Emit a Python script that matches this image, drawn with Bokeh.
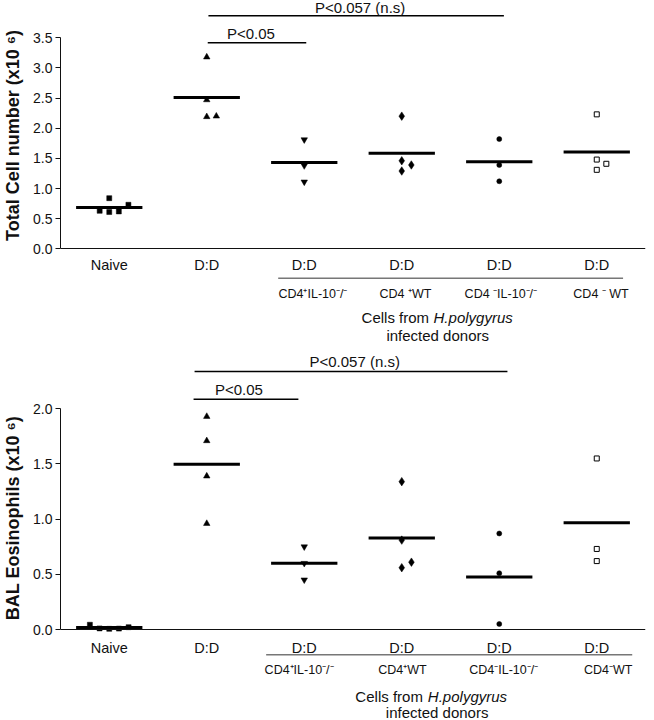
import numpy as np
from bokeh.plotting import figure
from bokeh.layouts import column
from bokeh.models import Range1d, FixedTicker, NumeralTickFormatter
from bokeh.core.properties import value
from bokeh.embed import file_html
from bokeh.resources import INLINE

FONT = "Liberation Sans"

# ---------------- data ----------------
group_labels = ["Naive", "D:D", "D:D", "D:D", "D:D", "D:D"]
sub_labels_top = ["CD4⁺IL-10⁻/⁻", "CD4 ⁺WT", "CD4 ⁻IL-10⁻/⁻", "CD4 ⁻ WT"]
sub_labels_bottom = ["CD4⁺IL-10⁻/⁻", "CD4⁺WT", "CD4⁻IL-10⁻/⁻", "CD4⁻WT"]
donor_caption = ["Cells from", "H.polygyrus", "infected donors"]
sig_labels = ["P<0.05", "P<0.057 (n.s)"]
y_ticks_top = [0.0, 0.5, 1.0, 1.5, 2.0, 2.5, 3.0, 3.5]
y_ticks_bottom = [0.0, 0.5, 1.0, 1.5, 2.0]
y_title_top = "Total Cell number (x10 ⁶)"
y_title_bottom = "BAL Eosinophils (x10 ⁶)"

total_naive = [0.63, 0.84, 0.61, 0.62, 0.73]
total_dd = [3.18, 2.47, 2.19, 2.20]
total_cd4p_il10 = [1.81, 1.38, 1.11]
total_cd4p_wt = [2.20, 1.46, 1.39, 1.29]
total_cd4n_il10 = [1.82, 1.39, 1.12]
total_cd4n_wt = [2.23, 1.48, 1.41, 1.31]

eos_naive = [0.043, 0.008, 0.006, 0.010, 0.021]
eos_dd = [1.93, 1.71, 1.39, 0.96]
eos_cd4p_il10 = [0.75, 0.60, 0.45]
eos_cd4p_wt = [1.34, 0.81, 0.61, 0.56]
eos_cd4n_il10 = [0.87, 0.51, 0.05]
eos_cd4n_wt = [1.55, 0.73, 0.62]

total_groups = [total_naive, total_dd, total_cd4p_il10, total_cd4p_wt, total_cd4n_il10, total_cd4n_wt]
eos_groups = [eos_naive, eos_dd, eos_cd4p_il10, eos_cd4p_wt, eos_cd4n_il10, eos_cd4n_wt]

# ---------------- style ----------------
MARKERS = [("square", "black", 5), ("triangle", "black", 6.5), ("inverted_triangle", "black", 6.5),
           ("diamond", "black", 8.5), ("circle", "black", 5), ("square", "white", 5)]
W = 654
LEFT = 59
INK = "#111111"
BASE_FIX = 0.33      # em shift so that glyph text sits on the wanted baseline
TITLE_FS = 18
NBSP_EM = 0.278      # width of a no-break space in Liberation Sans Bold


def swarm(vals, ppu, step, thr_px=7.5):
    vals = np.asarray(vals, dtype=float)
    order = np.argsort(vals, kind="stable")
    placed = []
    offs = np.zeros(len(vals))
    for idx in order:
        v = vals[idx]
        k = 0
        while True:
            m = (k + 1) // 2
            slot = m if k % 2 == 1 else -m
            if all(not (s == slot and abs(v - pv) * ppu < thr_px) for s, pv in placed):
                break
            k += 1
        placed.append((slot, v))
        offs[idx] = slot * step
    return offs


def make_panel(groups, y_ticks, y_title, sub_labels, height, page_top, zero_py, ppu, frame_w,
               xlab_standoff, ann):
    y_end = (zero_py - page_top) / ppu
    y_start = -(page_top + height - zero_py) / ppu
    x0, x1 = -0.5, 5.5
    ppc = frame_w / 6.0

    def tx(px):
        return x0 + (px - LEFT) / ppc

    def ty(py):
        return (zero_py - py) / ppu

    def tb(py, fs):
        return ty(py - BASE_FIX * fs)

    p = figure(width=W, height=height, x_range=Range1d(x0, x1), y_range=Range1d(y_start, y_end),
               output_backend="svg", toolbar_location=None,
               min_border_left=LEFT, min_border_right=W - LEFT - frame_w,
               min_border_top=0, min_border_bottom=0)
    p.outline_line_color = None
    p.grid.visible = False
    p.background_fill_color = "white"
    p.border_fill_color = "white"

    # y axis
    ya = p.yaxis[0]
    ya.bounds = (y_ticks[0], y_ticks[-1])
    ya.ticker = FixedTicker(ticks=y_ticks)
    ya.formatter = NumeralTickFormatter(format="0.0")
    ya.minor_tick_line_color = None
    ya.major_tick_in = 0
    ya.major_tick_out = 5
    ya.axis_line_color = INK
    ya.major_tick_line_color = INK
    ya.major_label_standoff = 3
    ya.major_label_text_font = FONT
    ya.major_label_text_font_size = "14px"
    ya.major_label_text_color = INK

    # y title: the axis label is centred on the whole frame; pad its start with
    # no-break spaces so that the visible words are centred on the drawn axis.
    frame_mid = page_top + height / 2.0
    target_mid = zero_py - ppu * (y_ticks[0] + y_ticks[-1]) / 2.0 + ann["title_dy"]
    n_pad = max(0, int(round(2 * (frame_mid - target_mid) / (NBSP_EM * TITLE_FS))))
    ya.axis_label = "\u00a0" * n_pad + y_title
    ya.axis_label_text_font = FONT
    ya.axis_label_text_font_style = "bold"
    ya.axis_label_text_font_size = f"{TITLE_FS}px"
    ya.axis_label_text_color = INK
    ya.axis_label_standoff = 7

    # x axis at y = 0
    xa = p.xaxis[0]
    xa.fixed_location = 0
    xa.ticker = FixedTicker(ticks=list(range(6)))
    xa.major_label_overrides = {i: lab for i, lab in enumerate(group_labels)}
    xa.major_tick_line_color = None
    xa.minor_tick_line_color = None
    xa.major_tick_in = 0
    xa.major_tick_out = 0
    xa.axis_line_color = INK
    xa.major_label_standoff = xlab_standoff
    xa.major_label_text_font = FONT
    xa.major_label_text_font_size = "14.5px"
    xa.major_label_text_color = INK

    step = 9.7 / ppc
    for i, vals in enumerate(groups):
        offs = swarm(vals, ppu, step)
        xs = [i + o for o in offs]
        mk, fill, size = MARKERS[i]
        p.scatter(xs, vals, marker=mk, size=size, fill_color=fill, line_color="black",
                  line_width=1 if fill == "white" else 0.5)
        m = float(np.mean(vals))
        p.segment(x0=[i - 0.34], x1=[i + 0.34], y0=[m], y1=[m], line_color="black", line_width=3)

    # significance bars and labels
    for (xa_px, xb_px, y_px), (tx_px, tb_px), lab in zip(ann["bars"], ann["texts"], sig_labels):
        p.segment(x0=[tx(xa_px)], x1=[tx(xb_px)], y0=[ty(y_px)], y1=[ty(y_px)],
                  line_color="black", line_width=1.5)
        p.text(x=[tx(tx_px)], y=[tb(tb_px, 15)], text=[lab], text_font=value(FONT),
               text_font_size="15px", text_align="center", text_baseline="alphabetic",
               text_color=INK)

    # separator and sub labels
    sx0, sx1, sy = ann["sep"]
    p.segment(x0=[tx(sx0)], x1=[tx(sx1)], y0=[ty(sy)], y1=[ty(sy)], line_color="#777777", line_width=1.5)
    p.text(x=[tx(c) for c in ann["sub_x"]], y=[tb(ann["sub_y"], 12.5)] * len(sub_labels), text=sub_labels,
           text_font=value(FONT), text_font_size="12.5px", text_align="center",
           text_baseline="alphabetic", text_color=INK)

    # caption
    cr, hl, cy, ic, iy = ann["caption"]
    p.text(x=[tx(cr)], y=[tb(cy, 15)], text=[donor_caption[0]], text_font=value(FONT), text_font_size="15px",
           text_align="right", text_baseline="alphabetic", text_color=INK)
    p.text(x=[tx(hl)], y=[tb(cy, 15)], text=[donor_caption[1]], text_font=value(FONT), text_font_size="15px",
           text_font_style="italic", text_align="left", text_baseline="alphabetic", text_color=INK)
    p.text(x=[tx(ic)], y=[tb(iy, 15)], text=[donor_caption[2]], text_font=value(FONT), text_font_size="15px",
           text_align="center", text_baseline="alphabetic", text_color=INK)
    return p


ann_top = {
    "bars": [(208, 307.7, 42.3), (208.7, 507.7, 15.3)],
    "texts": [(251.7, 38.3), (362.2, 11.5)],
    "sep": (279.3, 628.3, 277.7),
    "sub_x": [314.5, 408, 504.6, 606],
    "sub_y": 297.7,
    "caption": (432, 436.5, 321.7, 440.7, 340.3),
    "title_dy": -7,
}
ann_bottom = {
    "bars": [(192.3, 297.3, 398.7), (193.3, 506.7, 371)],
    "texts": [(237.7, 394.3), (353.7, 366)],
    "sep": (265, 631.7, 654.3),
    "sub_x": [298, 401.6, 503, 607.7],
    "sub_y": 673.3,
    "caption": (422, 427, 700.7, 436.3, 716.5),
    "title_dy": 0,
}

p1 = make_panel(total_groups, y_ticks_top, y_title_top, sub_labels_top, height=350, page_top=0,
                zero_py=248.3, ppu=60.29, frame_w=592, xlab_standoff=8, ann=ann_top)
p2 = make_panel(eos_groups, y_ticks_bottom, y_title_bottom, sub_labels_bottom, height=370, page_top=350,
                zero_py=629.0, ppu=110.35, frame_w=586, xlab_standoff=10, ann=ann_bottom)

layout = column(p1, p2, spacing=0)
open("out.html", "w").write(file_html(layout, INLINE))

• • • • •

→ Task instructions
Leave out the pictures and repeat exactly the lines from the start of the material through the line that contains "NBSP_EM = 0.278", both included.

→ Worked solution
Emit a Python script that matches this image, drawn with Bokeh.
import numpy as np
from bokeh.plotting import figure
from bokeh.layouts import column
from bokeh.models import Range1d, FixedTicker, NumeralTickFormatter
from bokeh.core.properties import value
from bokeh.embed import file_html
from bokeh.resources import INLINE

FONT = "Liberation Sans"

# ---------------- data ----------------
group_labels = ["Naive", "D:D", "D:D", "D:D", "D:D", "D:D"]
sub_labels_top = ["CD4⁺IL-10⁻/⁻", "CD4 ⁺WT", "CD4 ⁻IL-10⁻/⁻", "CD4 ⁻ WT"]
sub_labels_bottom = ["CD4⁺IL-10⁻/⁻", "CD4⁺WT", "CD4⁻IL-10⁻/⁻", "CD4⁻WT"]
donor_caption = ["Cells from", "H.polygyrus", "infected donors"]
sig_labels = ["P<0.05", "P<0.057 (n.s)"]
y_ticks_top = [0.0, 0.5, 1.0, 1.5, 2.0, 2.5, 3.0, 3.5]
y_ticks_bottom = [0.0, 0.5, 1.0, 1.5, 2.0]
y_title_top = "Total Cell number (x10 ⁶)"
y_title_bottom = "BAL Eosinophils (x10 ⁶)"

total_naive = [0.63, 0.84, 0.61, 0.62, 0.73]
total_dd = [3.18, 2.47, 2.19, 2.20]
total_cd4p_il10 = [1.81, 1.38, 1.11]
total_cd4p_wt = [2.20, 1.46, 1.39, 1.29]
total_cd4n_il10 = [1.82, 1.39, 1.12]
total_cd4n_wt = [2.23, 1.48, 1.41, 1.31]

eos_naive = [0.043, 0.008, 0.006, 0.010, 0.021]
eos_dd = [1.93, 1.71, 1.39, 0.96]
eos_cd4p_il10 = [0.75, 0.60, 0.45]
eos_cd4p_wt = [1.34, 0.81, 0.61, 0.56]
eos_cd4n_il10 = [0.87, 0.51, 0.05]
eos_cd4n_wt = [1.55, 0.73, 0.62]

total_groups = [total_naive, total_dd, total_cd4p_il10, total_cd4p_wt, total_cd4n_il10, total_cd4n_wt]
eos_groups = [eos_naive, eos_dd, eos_cd4p_il10, eos_cd4p_wt, eos_cd4n_il10, eos_cd4n_wt]

# ---------------- style ----------------
MARKERS = [("square", "black", 5), ("triangle", "black", 6.5), ("inverted_triangle", "black", 6.5),
           ("diamond", "black", 8.5), ("circle", "black", 5), ("square", "white", 5)]
W = 654
LEFT = 59
INK = "#111111"
BASE_FIX = 0.33      # em shift so that glyph text sits on the wanted baseline
TITLE_FS = 18
NBSP_EM = 0.278      # width of a no-break space in Liberation Sans Bold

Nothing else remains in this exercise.